‘Bernie Or Bust’ Was Right: Bernie Sanders Would Be Have Been Elected President In The Biggest Election Day Blowout In 30 Years


Bernie or Bust had it right, it would appear.

After months of warning that Bernie Sanders was the only Democratic candidate with a chance of beating Donald Trump in the general election, the most vocal supporters of the Vermont Senator appeared to be vindicated on Tuesday when Trump defeated Hillary Clinton in something close to an electoral college landslide.

This contingent had been pointing to a series of polls taken and published before the Democratic primaries ended showing Sanders with a healthy lead over Trump. Critics had dismissed these arguments by claiming that Sanders had not seen the level of attacks as Hillary Clinton, ones that he would certainly face had he defeated Clinton. The polls that showed Bernie Sanders on top would take a hit once Trump began his attacks, they argued.

There is now evidence that Bernie Sanders could have maintained his popularity. A poll published this week found that voters still preferred Bernie Sanders over Donald Trump, The Huffington Post noted.

“The national survey of more than 1,600 registered voters, conducted by Gravis Marketing two days before the general election, found that Sanders would have received 56 percent of the vote while Trump would have won 44 percent. The poll was commissioned and financed by outgoing Florida Congressman Alan Grayson, a Democrat who endorsed Sanders in the presidential primary.”

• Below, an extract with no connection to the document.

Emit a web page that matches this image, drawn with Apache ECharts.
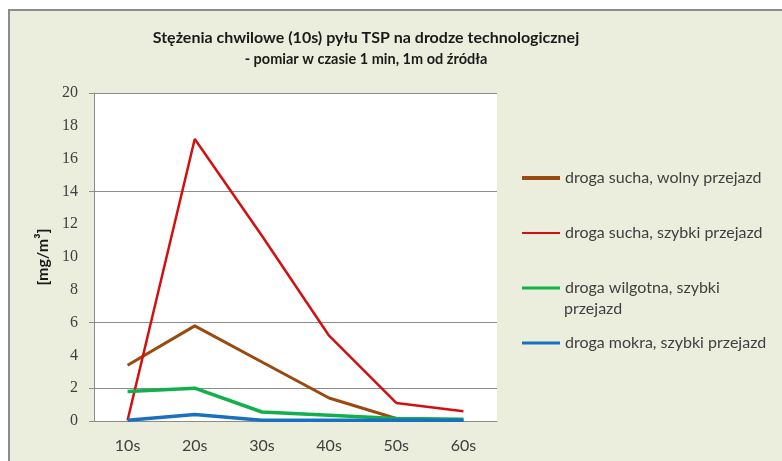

If those numbers held up, Bernie Sanders would have scored the largest election victory since Ronald Reagan trounced Walter Mondale in 1984.

That isn’t sitting well with the most fervent supporters of Bernie Sanders, many of whom tried to warn voters that Hillary Clinton’s weaknesses would hand a victory to Donald Trump. Many were angry that emails from the Democratic National Party leaked to the internet by WikiLeaks appeared to show insiders putting their thumb on the scale in favor of Clinton, making what was a nearly impossible primary for Bernie Sanders.

Some of them are even happy to see Hillary Clinton fall flat after what they saw as unfair tactics.

“Schadenfreude,” Philip Werlau, a Bernie Sanders supporter, told NPR about his thoughts on the election. “That is the German word for taking pleasure in someone else’s misfortune…. Because I don’t want Trump to be president. But I’m happy that what I perceived as unfair tactics lost.”

Sanders has also been highly critical of the fact that Democrats lost working class white voters, a demographic once taken for granted by the party. Much of the appeal for Bernie Sanders came from his connection to working class voters and vows to dismantle an economic system tilted toward the rich.

“It is an embarrassment, I think, to the entire of Democratic Party that millions of white working-class people decided to vote for Mr. Trump, which suggests that the Democratic message of standing up for working people no longer holds much sway among workers in this country,” Sanders said (via Fox News).

Some Sanders supporters are now calling on him to mount a 2020 run, though Sanders himself has not given an indication of whether he might consider it.

Though signs point toward a Bernie Sanders victory had he been chosen as the Democratic Party’s nominee, there is still plenty of doubt about whether the numbers would hold up. Though Hillary Clinton was one of the most unpopular candidates ever — behind only Donald Trump — Sanders had his own faults including a far-left voting record and self-identification as a Democratic socialist that likely wouldn’t sit well with moderate or right-leaning voters. And those saying he would have won are pointing to poll numbers, but this election showed that polling was unreliably and had actually forecast Hillary Clinton to win handily.